Monday, April 2, 2012

Mr. Obama Predicts

Okay, President Obama said today he thought the Supreme Court would uphold the Affordable Care Act.
He said they would look at the role of the court, and the role of the Congress, and they would say, well the elected representatives of the people voted for this, so who are we to over turn it? If voting means anything, then we cannot dismiss that.
Another reason the Court would not overturn the law, he says, is that would mean reversing things which have already gone into place, like forbidding pre existing conditions as a basis for rejecting issuing policies and allowing kids just out of college to remain in their parent's policies.
And the third reason the President thinks the Supreme Court will uphold the law is precedent: other courts have upheld the law as constitutional.

Mad Dog would love to be wrong on this and would love the President to be correct.
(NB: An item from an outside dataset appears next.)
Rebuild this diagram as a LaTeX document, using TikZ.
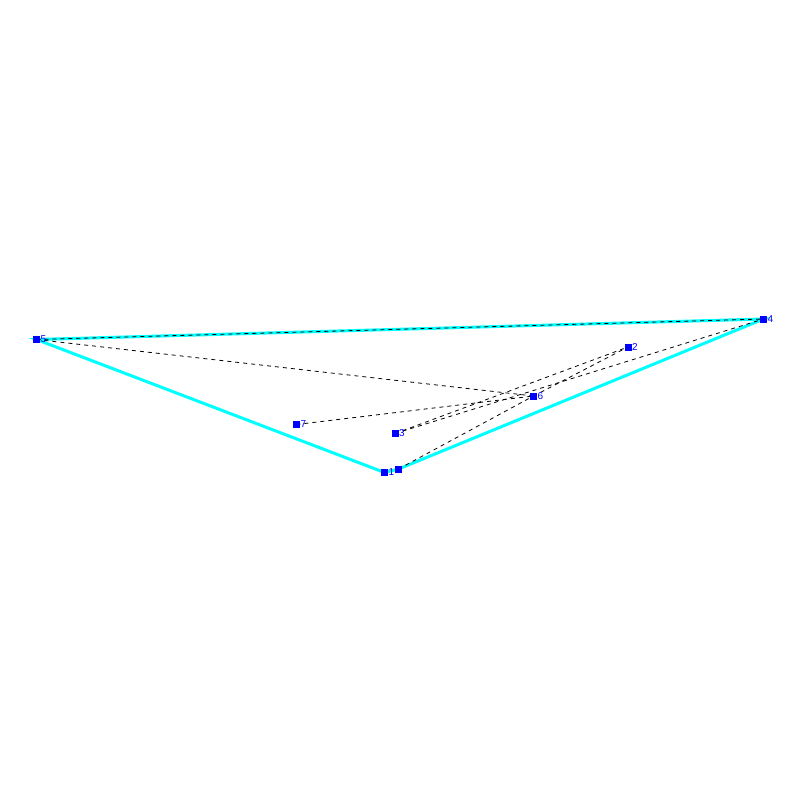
\documentclass[tikz,border=0pt]{standalone}
\usepackage{fontspec}
\setmainfont{Liberation Sans}
\begin{document}
\begin{tikzpicture}[x=1pt,y=-1pt,
  vtx/.style={fill={rgb,255:red,0;green,0;blue,255},draw=none,minimum size=7pt,inner sep=0pt,outer sep=0pt,rectangle},
  lbl/.style={text={rgb,255:red,0;green,0;blue,255},font=\fontsize{10}{10}\selectfont,inner sep=0pt,anchor=west},
  hull/.style={draw={rgb,255:red,0;green,255;blue,255},line width=3pt},
  edge/.style={draw=black,line width=0.8pt,dash pattern=on 4pt off 4pt}]
\useasboundingbox (0,0) rectangle (800,800);
\coordinate (p1) at (384.5,472.5);
\coordinate (p2) at (628,347);
\coordinate (p3) at (395,433.5);
\coordinate (p4) at (763.5,319);
\coordinate (p5) at (36.5,339.5);
\coordinate (p6) at (533.5,396);
\coordinate (p7) at (296.5,424.5);
\coordinate (p8) at (398.5,469);
% hull
\draw[hull] (p5) -- (p1) -- (p8) -- (p4) -- cycle;
% dashed edges
\draw[edge] (p5) -- (p4);
\draw[edge] (p5) -- (p6);
\draw[edge] (p7) -- (p6);
\draw[edge] (p3) -- (p2);
\draw[edge] (p3) -- (p4);
\draw[edge] (p8) -- (p6);
\draw[edge] (p6) -- (p2);
% vertices
\node[vtx] (n1) at (p1) {};
\node[vtx] (n2) at (p2) {};
\node[vtx] (n3) at (p3) {};
\node[vtx] (n4) at (p4) {};
\node[vtx] (n5) at (p5) {};
\node[vtx] (n6) at (p6) {};
\node[vtx] (n7) at (p7) {};
\node[vtx] (n8) at (p8) {};
% labels
\node[lbl] (l1) at ([xshift=4pt]p1) {1};
\node[lbl] (l2) at ([xshift=4pt]p2) {2};
\node[lbl] (l3) at ([xshift=4pt]p3) {3};
\node[lbl] (l4) at ([xshift=4pt]p4) {4};
\node[lbl] (l5) at ([xshift=4pt]p5) {5};
\node[lbl] (l6) at ([xshift=4pt]p6) {6};
\node[lbl] (l7) at ([xshift=4pt]p7) {7};
\end{tikzpicture}
\end{document}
Unfortunately, Mad Dog knows the President is wrong: The Court will reverse the individual mandate and will argue it's not their fault if the rest of the law falls apart. All they are talking about is the mandate. Whatever happens after that is up to Congress.
Why?
Well, the simple answer is the court is nothing special, just a collection of nine political appointees doing what they were appointed to do.
In a review of The Righteous Mind, by Jonathan Haidt, William Saletan noted that authors from George Lakoff to Drew Westen have said that "people are fundamentally intuitive, not rational. If you want to persuade others, you have to appeal to their sentiments." David Hume observed reason was the slave of the passions, and you can certainly see that in Justice Scalia. People "reach conclusions quickly and produce reasons later only to justify what they've decided," says Saletan. "Reason justifies our acts and judgments to others."
This blog and others have shown how the justices have done this, case after case.
They will say the Constitution is about what you cannot vote on, so the voting the President insists they respect matters not at all. They will say the function of the court is to be sure the other branches do not violate "Original Intent," i.e. the idea of right governance as conceived by the founding fathers, who in Scalia's mind have the same holy status as the twelve apostles.
They will say the argument we'd have to dismantle what has already been put into place, and that lives will be changed by it could have been used in Brown vs. The Board of Education--after all, had the segregated Southern schools not already been built and occupied and did the Supreme Court not cause all those schools and all those children to be disrupted, in the name of principle?
As far as precedent, well several courts on the way to the Supreme Court found the ACA unconstitutional, so there are some opinions concurring.
The really sad thing here is watching the President explain, once again, that his opponents are reasonable people, and he expects they will act in a kind and thoughtful way, not because they like him, but because these are men who want the best for the country, men who will use their faculties of reason to see things the right way.
He just does not seem to be able to learn from experience.
Memo to President Obama: These Republican Justices, these Republicant Congressmen and Senators and radio talk show hosts--they are not nice people. They are not "folks." They are bitter and they are selfish and they are determined to protect their own wealth and power, and damn the rest of the country. And, as they have said so often, Mitch McConnell being the clearest about this, the only thing which matters to him as a Republican or to any true Republican is that you fail, no matter what the price to the country. In fact, the bigger the price to the country, the deeper the hurt, the better, so the country will never again be tempted to vote for another radical socialist like you. That'll learn 'em, your big failure.
Much as I like the guy, I'm beginning to wonder whether or not anyone so starry eyed can actually lead this nation.